Additionally, research on obese, overweight, and high cholesterol patients has revealed decreased blood vessel health after adopting a ketogenic diet.
Researchers report a decline in flow-mediated dilation, a test of blood vessel health, after at least three weeks on a low carb diet, in studies looking at the effect of low carb diets on blood vessel health. The risk of future cardiovascular events like a heart attack or a stroke increases tremendously as a result of this decline in flow-mediated dilation.
2. People tend to consume fewer nutrients and fiber:
People following a keto diet tend to consume less calcium, folate, magnesium, manganese, potassium, thiamin, and vitamins D and E to fulfill recommended daily limits.
Furthermore, according to several studies, those who adopt a ketogenic diet tend to eat less fiber. In addition to protecting against cardiovascular disease and lowering the risk of type 2 diabetes and some malignancies, fiber is good for your stomach, immune system, and weight management.
Additionally, studies have shown that ketogenic diets typically have higher levels of saturated fat, linked to higher levels of LDL (bad) cholesterol.
3. The keto flu:
The keto flu is a term used to describe the collection of symptoms that appear as your body enters ketosis. It may worsen menopause symptoms, including fatigue, hair loss, insomnia, and mood swings.

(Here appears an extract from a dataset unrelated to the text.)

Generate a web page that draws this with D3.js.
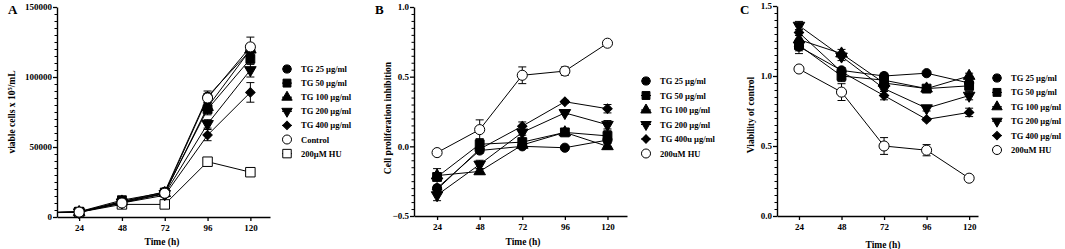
<!DOCTYPE html>
<html>
<head>
<meta charset="utf-8">
<script src="https://cdn.jsdelivr.net/npm/d3@7"></script>
<style>
  html, body { margin: 0; padding: 0; background: #fff; }
  svg { display: block; font-family: "Liberation Serif", "Times New Roman", serif; font-weight: bold; }
</style>
</head>
<body>
<div id="chart"></div>
<script>
// time points (h); panel A also has the seeding point at 0 h (clipped by the axis)
const TIME_H = [24, 48, 72, 96, 120];
const TIME_A = [0, 24, 48, 72, 96, 120];

// Panel A: viable cells
const A_LABELS = ["TG 25 µg/ml", "TG 50 µg/ml", "TG 100 µg/ml", "TG 200 µg/ml", "TG 400 µg/ml", "Control", "200µM HU"];
const A_TG25   = [3000, 3600, 11000, 18000, 86000, 119000];
const A_TG50   = [3000, 3800, 12000, 17500, 77000, 113000];
const A_TG100  = [3000, 3500, 11000, 17000, 78500, 119500];
const A_TG200  = [3000, 3400, 10500, 16500, 66500, 105000];
const A_TG400  = [3000, 3300, 10000, 15500, 58500, 89000];
const A_CTRL   = [3000, 3500, 10000, 17000, 85000, 121500];
const A_HU     = [3000, 3400, 9000, 9000, 39500, 32000];
const A_ERR = [
  [0, 300, 800, 1000, 4000, 5000],
  [0, 300, 900, 1000, 4000, 4000],
  [0, 300, 800, 1000, 3000, 4000],
  [0, 300, 800, 1000, 3000, 5000],
  [0, 300, 800, 1000, 4000, 7000],
  [0, 300, 800, 1000, 3000, 7000],
  [0, 300, 800, 800, 3000, 2000]
];
const A_TICKS = [0, 50000, 100000, 150000];

// Panel B: cell proliferation inhibition
const B_LABELS = ["TG 25 µg/ml", "TG 50 µg/ml", "TG 100 µg/ml", "TG 200 µg/ml", "TG 400u µg/ml", "200uM HU"];
const B_TG25  = [-0.30, -0.03, 0.00, -0.01, 0.045];
const B_TG50  = [-0.22, 0.015, 0.03, 0.10, 0.075];
const B_TG100 = [-0.21, -0.18, 0.01, 0.10, 0.00];
const B_TG200 = [-0.35, -0.13, 0.10, 0.24, 0.155];
const B_TG400 = [-0.31, -0.02, 0.145, 0.32, 0.27];
const B_HU    = [-0.045, 0.12, 0.51, 0.54, 0.74];
const B_ERR = [
  [0.02, 0.02, 0.01, 0.01, 0.02],
  [0.06, 0.04, 0.03, 0.02, 0.04],
  [0.02, 0.02, 0.02, 0.02, 0.02],
  [0.04, 0.03, 0.02, 0.01, 0.03],
  [0.02, 0.02, 0.03, 0.01, 0.03],
  [0.01, 0.07, 0.06, 0.03, 0.01]
];
const B_TICKS = [-0.5, 0.0, 0.5, 1.0];

// Panel C: viability of control
const C_LABELS = ["TG 25 µg/ml", "TG 50 µg/ml", "TG 100 µg/ml", "TG 200 µg/ml", "TG 400 µg/ml", "200uM HU"];
const C_TG25  = [1.21, 1.04, 1.00, 1.02, 0.95];
const C_TG50  = [1.22, 1.00, 0.97, 0.91, 0.93];
const C_TG100 = [1.26, 1.16, 0.95, 0.91, 1.00];
const C_TG200 = [1.36, 1.14, 0.91, 0.77, 0.86];
const C_TG400 = [1.31, 1.03, 0.86, 0.69, 0.74];
const C_HU    = [1.05, 0.885, 0.50, 0.47, 0.27];
const C_ERR = [
  [0.05, 0.02, 0.02, 0.01, 0.02],
  [0.04, 0.04, 0.03, 0.02, 0.03],
  [0.03, 0.03, 0.03, 0.02, 0.02],
  [0.03, 0.03, 0.02, 0.02, 0.03],
  [0.02, 0.02, 0.03, 0.01, 0.03],
  [0.01, 0.06, 0.06, 0.04, 0.01]
];
const C_TICKS = [0.0, 0.5, 1.0, 1.5];

// marker kinds shared by all panels
const SYMBOLS = {
  circle:   { type: d3.symbolCircle,   size: 66, rotate: 0,   fill: "#000" },
  square:   { type: d3.symbolSquare,   size: 78, rotate: 0,   fill: "#000" },
  triangle: { type: d3.symbolTriangle, size: 58, rotate: 0,   fill: "#000" },
  invtri:   { type: d3.symbolTriangle, size: 58, rotate: 180, fill: "#000" },
  diamond:  { type: d3.symbolSquare,   size: 44, rotate: 45,  fill: "#000" },
  ocircle:  { type: d3.symbolCircle,   size: 80, rotate: 0,   fill: "#fff" },
  osquare:  { type: d3.symbolSquare,   size: 90, rotate: 0,   fill: "#fff" }
};

const panels = [
  {
    letter: "A", left: 57, right: 270, top: 7, bottom: 217, xDomain: [11.6, 131],
    yDomain: [0, 150000], yTicks: A_TICKS, minor: 5000, fmt: d3.format("d"),
    times: TIME_A,
    series: [A_TG25, A_TG50, A_TG100, A_TG200, A_TG400, A_CTRL, A_HU],
    err: A_ERR, labels: A_LABELS,
    shapes: ["circle", "square", "triangle", "invtri", "diamond", "ocircle", "osquare"],
    // draw order: HU first, then TG, control on top
    order: [6, 4, 3, 2, 1, 0, 5],
    yTitle: ["viable cells x 10", "5", "/mL"], yTitleX: 15, yTitleY: 112,
    xTitleX: 162, xTitleY: 245, letterX: 8,
    legendX: 287, legendY: 69, legendStep: 14.1
  },
  {
    letter: "B", left: 414, right: 627, top: 7, bottom: 216, xDomain: [11, 131],
    yDomain: [-0.5, 1.0], yTicks: B_TICKS, minor: 0.05, fmt: d3.format(".1f"),
    times: TIME_H,
    series: [B_TG25, B_TG50, B_TG100, B_TG200, B_TG400, B_HU],
    err: B_ERR, labels: B_LABELS,
    shapes: ["circle", "square", "triangle", "invtri", "diamond", "ocircle"],
    order: [5, 4, 3, 2, 1, 0],
    yTitle: ["Cell proliferation inhibition"], yTitleX: 391, yTitleY: 118,
    xTitleX: 523, xTitleY: 245, letterX: 375,
    legendX: 646, legendY: 81, legendStep: 14.5
  },
  {
    letter: "C", left: 777, right: 978, top: 6, bottom: 216, xDomain: [11.6, 125],
    yDomain: [0, 1.5], yTicks: C_TICKS, minor: 0.05, fmt: d3.format(".1f"),
    times: TIME_H,
    series: [C_TG25, C_TG50, C_TG100, C_TG200, C_TG400, C_HU],
    err: C_ERR, labels: C_LABELS,
    shapes: ["circle", "square", "triangle", "invtri", "diamond", "ocircle"],
    order: [5, 4, 3, 2, 1, 0],
    yTitle: ["Viability of control"], yTitleX: 754, yTitleY: 115,
    xTitleX: 883, xTitleY: 248, letterX: 740,
    legendX: 997, legendY: 78, legendStep: 14.4
  }
];

const W = 1065, H = 249;
const svg = d3.select("#chart").append("svg")
  .attr("width", W).attr("height", H)
  .attr("viewBox", `0 0 ${W} ${H}`);
svg.append("rect").attr("width", W).attr("height", H).attr("fill", "#fff");

function symbolPath(kind, scale = 1) {
  const s = SYMBOLS[kind];
  return d3.symbol().type(s.type).size(s.size * scale)();
}

panels.forEach((p, pi) => {
  const x = d3.scaleLinear().domain(p.xDomain).range([p.left, p.right]);
  const y = d3.scaleLinear().domain(p.yDomain).range([p.bottom, p.top]);
  const g = svg.append("g");

  const clipId = "clip" + pi;
  svg.append("clipPath").attr("id", clipId)
    .append("rect")
    .attr("x", p.left).attr("y", 0)
    .attr("width", p.right - p.left + 10).attr("height", p.bottom + 10);

  // minor y ticks
  const minorTicks = d3.range(p.yDomain[0], p.yDomain[1] + p.minor / 2, p.minor)
    .filter(v => !p.yTicks.some(t => Math.abs(t - v) < p.minor / 10));
  g.append("g")
    .attr("transform", `translate(${p.left},0)`)
    .call(d3.axisLeft(y).tickValues(minorTicks).tickSize(2.5).tickFormat(""))
    .call(a => a.select(".domain").remove())
    .call(a => a.selectAll("line").attr("stroke-width", 1));

  // major y axis
  g.append("g")
    .attr("transform", `translate(${p.left},0)`)
    .call(d3.axisLeft(y).tickValues(p.yTicks).tickSize(4).tickPadding(1).tickSizeOuter(0).tickFormat(p.fmt))
    .call(a => a.select(".domain").attr("stroke-width", 1.4))
    .call(a => a.selectAll("line").attr("stroke-width", 1.3))
    .call(a => a.selectAll("text")
      .attr("font-family", "Liberation Serif, serif")
      .attr("font-weight", "bold").attr("font-size", 9).attr("fill", "#000"));

  // x axis
  g.append("g")
    .attr("transform", `translate(0,${p.bottom})`)
    .call(d3.axisBottom(x).tickValues(TIME_H).tickSize(4).tickPadding(4).tickSizeOuter(0))
    .call(a => a.select(".domain").attr("stroke-width", 1.4))
    .call(a => a.selectAll("line").attr("stroke-width", 1.3))
    .call(a => a.selectAll("text")
      .attr("font-family", "Liberation Serif, serif")
      .attr("font-weight", "bold").attr("font-size", 9).attr("fill", "#000"));

  // titles
  g.append("text")
    .attr("x", p.xTitleX).attr("y", p.xTitleY)
    .attr("text-anchor", "middle").attr("font-size", 9.5)
    .text("Time (h)");

  const yt = g.append("text")
    .attr("transform", `translate(${p.yTitleX},${p.yTitleY}) rotate(-90)`)
    .attr("text-anchor", "middle").attr("font-size", 9.5);
  yt.append("tspan").text(p.yTitle[0]);
  if (p.yTitle.length > 1) {
    yt.append("tspan").attr("dy", -3.5).attr("font-size", 6.5).text(p.yTitle[1]);
    yt.append("tspan").attr("dy", 3.5).text(p.yTitle[2]);
  }

  g.append("text")
    .attr("x", p.letterX).attr("y", 14)
    .attr("font-size", 13)
    .text(p.letter);

  // series
  const plot = g.append("g").attr("clip-path", `url(#${clipId})`);
  const line = d3.line().x(d => x(d[0])).y(d => y(d[1]));

  p.order.forEach(si => {
    const vals = p.series[si];
    const pts = p.times.map((t, i) => [t, vals[i], p.err[si][i]]);
    const sg = plot.append("g");

    sg.append("path")
      .datum(pts)
      .attr("d", line)
      .attr("fill", "none")
      .attr("stroke", "#000")
      .attr("stroke-width", 1);

    const eb = sg.selectAll(".eb")
      .data(pts.filter(d => d[2] > 0))
      .join("g")
      .attr("class", "eb")
      .attr("stroke", "#000").attr("stroke-width", 1);
    eb.append("line")
      .attr("x1", d => x(d[0])).attr("x2", d => x(d[0]))
      .attr("y1", d => y(d[1] - d[2])).attr("y2", d => y(d[1] + d[2]));
    eb.append("line")
      .attr("x1", d => x(d[0]) - 4).attr("x2", d => x(d[0]) + 4)
      .attr("y1", d => y(d[1] + d[2])).attr("y2", d => y(d[1] + d[2]));
    eb.append("line")
      .attr("x1", d => x(d[0]) - 4).attr("x2", d => x(d[0]) + 4)
      .attr("y1", d => y(d[1] - d[2])).attr("y2", d => y(d[1] - d[2]));

    const kind = p.shapes[si];
    sg.selectAll(".pt")
      .data(pts)
      .join("path")
      .attr("class", "pt")
      .attr("d", symbolPath(kind))
      .attr("transform", d => `translate(${x(d[0])},${y(d[1])}) rotate(${SYMBOLS[kind].rotate})`)
      .attr("fill", SYMBOLS[kind].fill)
      .attr("stroke", "#000")
      .attr("stroke-width", 1);
  });

  // legend
  const legend = g.append("g")
    .attr("transform", `translate(${p.legendX},${p.legendY})`);
  p.labels.forEach((lab, i) => {
    const row = legend.append("g").attr("transform", `translate(0,${i * p.legendStep})`);
    const kind = p.shapes[i];
    row.append("line")
      .attr("x1", -5).attr("x2", 5)
      .attr("stroke", "#000").attr("stroke-width", 1);
    row.append("path")
      .attr("d", symbolPath(kind, 0.8))
      .attr("transform", `rotate(${SYMBOLS[kind].rotate})`)
      .attr("fill", SYMBOLS[kind].fill)
      .attr("stroke", "#000").attr("stroke-width", 1);
    row.append("text")
      .attr("x", 14).attr("y", 3)
      .attr("font-size", 8.5)
      .text(lab);
  });
});
</script>
</body>
</html>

However, keto flu symptoms can be reduced by drinking enough water and consuming a lot of electrolytes. They usually go away within a few days to a few weeks.
Remember that there isn’t enough information about the long-term health effects of a ketogenic diet.
4. Changing habits:
Even though the keto diet may cause temporary weight loss, many people frequently gain some weight back once they start eating normally again.
Before making any dietary changes, speak with a medical practitioner to avoid hurting your health and ensure you get the necessary nourishment.
Can the keto diet bring you out of menopause?
No, neither a diet, a supplement, nor a drug can delay or reverse menopause. When the body stops producing as much estrogen and progesterone, a new, normal stage of life begins. On the other hand, hormone therapy can replenish the hormones a person is losing and help with symptoms.
Other diets for menopause
For many people, the keto diet entails significant lifestyle adjustments, but other approaches can assist someone in achieving or maintaining a healthy weight. They are as follows:
1. Mediterranean eating:
The Mediterranean diet emphasizes fruits, vegetables, and healthy fats like nuts and olive oil. It restricts alcohol, red meat, and saturated fats.
Researchers conclude that the Mediterranean diet isn’t as successful for weight loss as the low carbohydrate diet but that it was more beneficial than a low-fat diet. It has been linked to greater bone density and muscle mass in postmenopausal women, according to many studies.
2. Vegetarian diets:
Avoiding animal-derived foods and emphasizing plant-based foods are both parts of a plant-based diet. According to some surveys on peri-menopausal and menopausal vegans, vegetarians, and omnivores, eating more vegetables and less meat was associated with fewer distressing menopausal symptoms.
Similar findings have been obtained from other research targeting menopausal women, which concluded a threefold increased chance of losing weight and getting rid of menopausal symptoms like hot flushes and night sweats.
The ketogenic diet may assist menopausal women by improving insulin sensitivity, reducing weight gain, and reducing cravings. However, it might reduce the consumption of some critical nutrients and raise some cardiovascular disease risk factors. Additionally, while your body enters ketosis after the keto flu, menopause symptoms may momentarily get worse.
Although some women going through menopause may succeed with the ketogenic diet, it is important to remember that there is no one-size-fits-all cure.
To determine what works for you, talk with your healthcare professional, set reasonable expectations, pay attention to your body, experiment, and try other natural treatments.